I'm using Access 2000, and the form in question contains subforms. Could this be the problem? Is there a workaround? Or is this just more Microsoft Access silliness that I have to program around? I can instance other forms successfully, it's just this one that seems to cause a problem.
posted by Ritchie to Computers & Internet (6 answers total)
For one, how you wrote what you have and how you wrote the part it highlights are wrong (the latter has a space instead of an underscore), maybe you've got it one way and it should be another? The way with the space would make more sense to me.
posted by abcde at 8:55 PM on February 20, 2005


My mistake. It highlights 'New Form_frmMyForm', I just typed it in wrong when I wrote out the question. The problem still remains.
posted by Ritchie at 9:03 PM on February 20, 2005


Where's the declaration of Form_frmMyForm?

It's complaining that it can't see that declaration (definition).

Is the type name "Form_frmMyForm"? (If so, it's a terrible name from an understand/maintenance perspective, but a usual name for an example)

Is the name perhaps "frmMyForm", in which case you want
Set frm = New frmMyForm

Is there perhaps a typo in your textbook?

Do you realize the textbook is talking about an example form -- and not a standard form? Either you defined it yourself, or it's defined in example code that you loaded. Make sure that form definition is in fact accessible.

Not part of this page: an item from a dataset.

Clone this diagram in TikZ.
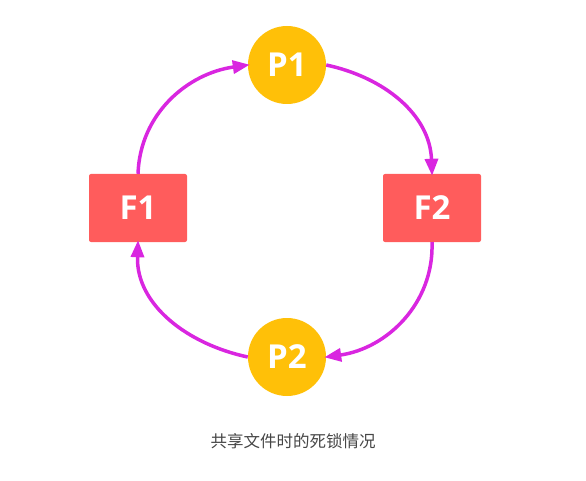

Did you write a definition for that form? Did you load it?
posted by orthogonality at 10:22 PM on February 20, 2005


Due to the weirdness which is Visual Basic for Applications, no declaration of a particular form is necessary. It is sufficient that the form object has been defined using the graphical form design tools for MS Access to recognise it as a class. All form and report objects in an Access database are automatically classes.

I used frmMyForm just as a way of defining my problem generically: In actuality the form is called 'ATP' and my code reads 'Set frm = New Form_ATP'. The 'Form_' symbol prefixed to the form class name is another example of VBA idiosyncrasy; it tells the compiler (sort of compiler anyway) that I'm trying to instance a form object.

I should point out that this code I'm using works - just not for this particular form, which rules out the possibility of a typo or bad syntax.
posted by Ritchie at 11:44 PM on February 20, 2005


You need to set the "HasModule" property of the form to true. Then the VBA compiler will recognize the form name as the name of a class module.
posted by crunchburger at 6:53 AM on February 21, 2005


Well, bugger me with a fishfork: it worked! You rule, crunchburger!